Lithium the New Black Gold
So we have all heard the story of Jed Clampet...
"And then one day he was shootin at some food,
And up through the ground come a bubblin crude."
source: http://www.lyricsondemand.com/tvthemes/beverlyhillbillieslyrics.html
Now fast forward several decades....
"And then one day Ed looked around and saw,
LI-Ion Batteries in every electronic device."
Source: Eddie (not a poet).
Now think about the demand for lithium in all of those electronic devices (i.e., electric cars, mobile phones, laptops, DRONES (for package delivery but that is another story).
There are 4 large lithium mining companies in the world and they are all located outside of the US.
The best investment here is to follow the big money, the Tesla Gigafactory in Nevada, USA was opened in July 2016. There are several smaller lithium miners located within miles of this Gigafactory.
You want to focus on the lithium miners using the brine solution instead of hard rock mining method because the brine solution method is less capital expensive.
There is no doubt that lithium is the "black gold" of the future.
Part two of this story will reveal a few of these miners.
This is an investing idea I have been following for a while. The chart below shows performance of an ETF (Exchange Traded Fund) that tracks Lithium.
Price is consolidating which gives a great platform to consider investing. Choices are to invest directly in the LIT ETF or dig into the components that are invested in mining and cherry pick a likely winner.
http://www.bloomberg.com/quote/LIT:US will help with that. Be aware that several of the companies in this ETF are using Lithium rather than mining - an equally valid investment arena but one requiring more capital.
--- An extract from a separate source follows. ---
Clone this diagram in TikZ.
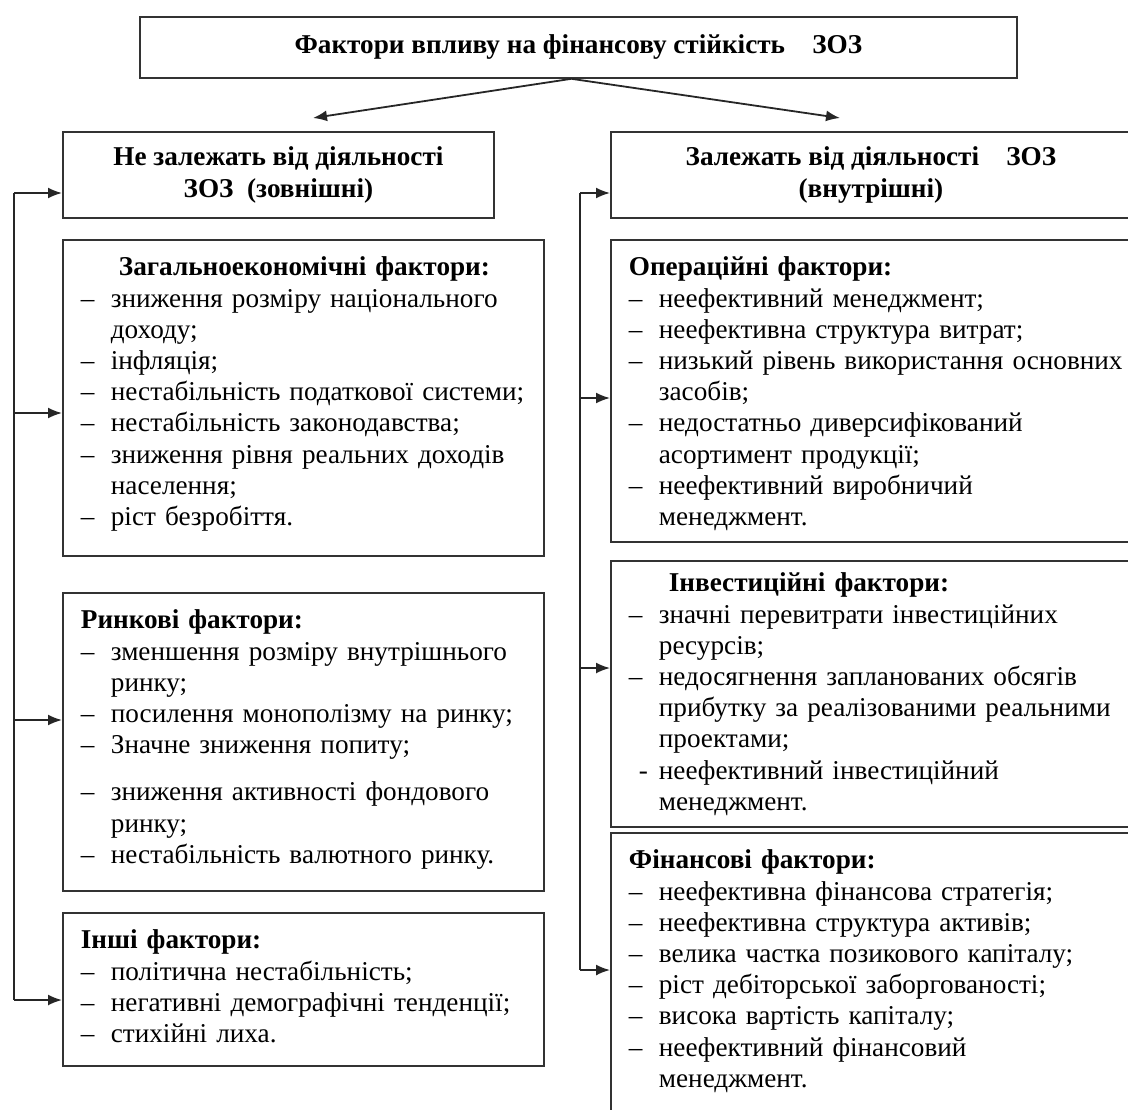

Walking the talk is my credo. My portfolio has Galaxy Resources (GXY.AX) which has operating hard rock mines in Western Australia and Canada and licences in a brine operation in Bolivia. I am also invested in a number of other Australian companies pursuing gold and lithium resources but still in exploration and early development (also a strong combination given a high gold price) - CMY.AX, KAI.AX, BGS.AX
@carrinm, I didnt even know there was Lithium ETF. Thanks for that.
I am putting together my next post with some images like yours above (new to Steemit so still learning the process).
@carrinm, here are my Lithium plays I am following/invested in
DJIFF - Danjin Resources with mining operations in Nevada close to Tesla.
HMGLF - Pure Energy Metals
SSMLF - Nevada Energy Metals.
These were discovered and provided to me in a newsletter I get.
Thanks. I did a little digging into these companies and also into the constituents of the LIT ETF. The problem with LIT is it also includes investments in companies that process Lithium like FMC Corporation and SAFT in France and Samsung SDI. So it is not a pure play on Lithium mining.
The largest miner in LIT is Sociedad Quimica y Minera de Chile SA SQM. It mines in Chile and has a market cap of $7 billion. Compared to this the largest in your list is HMGLF with a market cap of $52 million. It is a minnow. My investing approach is to put very little stakes on a bunch of minnows and place the bigger investments where I know the business will survive bad times.
Now I made a chart of one of the minnows (DJIFF) - it is the Orange line. this is a 5 year chart. I then compared it with LIT (Red) and SQM (Blue). What the chart tells me is DJIFF and LIT are pretty much in the same place compared to each other and SQM has lagged. My thesis would be if Lithium is going to be the new Black Gold, SQM is likely to close that gap and do at least as much as any of the minnows - and we know they will stay in business.
This is true if all other things stay the same. Chile has different sovereign risk to mines based in US. Currency risk is different too. To mitigate some of those risks I quite like Galaxy Resources. They have mines in Australia and Canada and a salt brine development being put together in Bolivia. That spreads the sovereign risk and some of the currency risk. It is also 10 times bigger than the largest of the minnows.